After yet more refreshing cuppas of rich, strong Assam tea we get a bus towards Shillong, a 4 hour journey out of Assam and into Meghalaya. Then we swap buses and spend another 4 hours climbing slowly up to Shillong, watching people through the windows enthusiastically chewing paan. They seem to be really committed paan chewers up here.

Shillong, we discover, is a grotty, busy, noisy city, lacking any of the charm and possibly fresh air one might expect from a hill station. Although it's high up in the hills it seems to be heavily industrialized. The hotels, too, are grubby and overpriced.

The people here have the familiar northeastern look - strong east Asian features mixed with Western clothes - skinny jeans are in. There are also Khasi tribal people here from the surrounding Meghalayan hills. They wear distinctive gingham-check 'aprons' - a strip of material wrapped around the body and clipped at the shoulder.

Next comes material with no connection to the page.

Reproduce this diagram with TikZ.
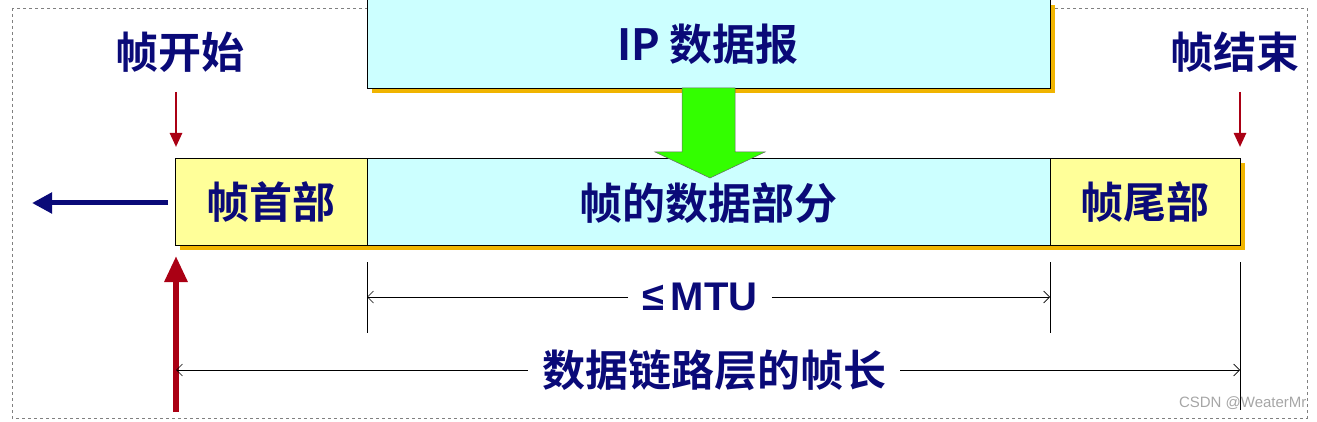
\documentclass[tikz,border=0pt]{standalone}
\usepackage{fontspec}
\setmainfont{Liberation Sans}
\newfontfamily\cjk{Noto Sans CJK SC}[BoldFont={* Bold}]
\usetikzlibrary{arrows.meta}
\definecolor{navy}{RGB}{10,10,120}
\definecolor{cy}{RGB}{204,255,255}
\definecolor{yl}{RGB}{255,255,153}
\definecolor{dred}{RGB}{170,0,20}
\definecolor{shad}{RGB}{240,180,0}
\tikzset{
  lab/.style={text=navy,font=\cjk\bfseries\fontsize{43}{43}\selectfont,inner sep=0pt},
  dim/.style={line width=0.7pt},
  box/.style={draw=black,line width=0.6pt},
  redarr/.style={draw=dred,-{Triangle[length=14pt,width=12pt]}},
}
\begin{document}
\begin{tikzpicture}[x=1pt,y=-1pt]
\useasboundingbox (0,0) rectangle (1317,422);
\draw[gray,dashed,line width=0.8pt] (12,8) rectangle (1307,418);
% shadows
\fill[shad] (372,5) rectangle (1055,93);
\fill[shad] (180,163) rectangle (1245,250);
% IP box
\node[box,fill=cy,minimum width=683,minimum height=96,anchor=north west] (ip) at (367,-8) {};
\node[lab] (iplab) at (708,44) {IP 数据报};
% frame
\node[box,fill=yl,minimum width=192,minimum height=87,anchor=north west] (hd) at (175,158) {};
\node[box,fill=cy,minimum width=683,minimum height=87,anchor=north west] (dt) at (367,158) {};
\node[box,fill=yl,minimum width=190,minimum height=87,anchor=north west] (tl) at (1050,158) {};
% green arrow
\draw[fill=green!80!yellow,draw=black!60,line width=0.5pt] (682,88) -- (735,88) -- (735,152) -- (765,152) -- (710,178) -- (655,152) -- (682,152) -- cycle;
\node[lab] at (hd.center) {帧首部};
\node[lab] at (708,203) {帧的数据部分};
\node[lab] at (tl.center) {帧尾部};
% blue arrow
\coordinate (bs) at (168,203); \coordinate (be) at (32,203);
\draw[navy,line width=5pt,-{Triangle[length=20pt,width=20pt]}] (bs) -- (be);
% labels
\node[lab] (st) at (180,52) {帧开始};
\node[lab] (en) at (1235,52) {帧结束};
\coordinate (s1) at (176,92); \coordinate (s2) at (176,147);
\coordinate (e1) at (1240,92); \coordinate (e2) at (1240,147);
\draw[redarr,line width=2.5pt] (s1) -- (s2);
\draw[redarr,line width=2.5pt] (e1) -- (e2);
\coordinate (b1) at (176,412); \coordinate (b2) at (176,256);
\draw[draw=dred,line width=6pt,-{Triangle[length=26pt,width=22pt]}] (b1) -- (b2);
% dimension lines
\draw[line width=0.7pt] (367,262) -- (367,333) (1050,262) -- (1050,333) (1240,262) -- (1240,410);
\node[lab,fill=white,inner xsep=14pt,font=\bfseries\fontsize{40}{40}\selectfont] (mtu) at (700,297) {≤\,MTU};
\draw[dim,-{Straight Barb[length=6pt]}] (mtu.west) -- (367,297);
\draw[dim,-{Straight Barb[length=6pt]}] (mtu.east) -- (1050,297);
\node[lab,fill=white,inner xsep=14pt] (len) at (714,370) {数据链路层的帧长};
\draw[dim,-{Straight Barb[length=6pt]}] (len.west) -- (176,370);
\draw[dim,-{Straight Barb[length=6pt]}] (len.east) -- (1240,370);
\node[text=gray!70,font=\fontsize{15}{15}\selectfont,anchor=east] (wm) at (1310,403) {CSDN @WeaterMr};
\end{tikzpicture}
\end{document}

Everybody here chews paan, or betel nut. Everyone carries with them a small package consisting of several lumps of nut and some betel leaves smeared with white paste, all wrapped up in a large leaf and tied with an elastic band. Men, women, children, they all have the telltale red stained teeth and gums, the bloody red lips.

That night at the Centrepoint hotel we eat delicious chicken kebabs from the tandoor, and I finally find masala Coke on a menu, although it turns out to be the same old stinky, eggy masala that I hate.

At our hotel, the Hotel Monsoon, which resembles a doss house, we watch the disarmingly childlike figure of the Dalai Lama on an NDTV interview. He is relating how he was discovered as the reincarnation of the previous Lama, and how he later used to cheat during his tutelage by looking at the answers to questions over his teacher's shoulder!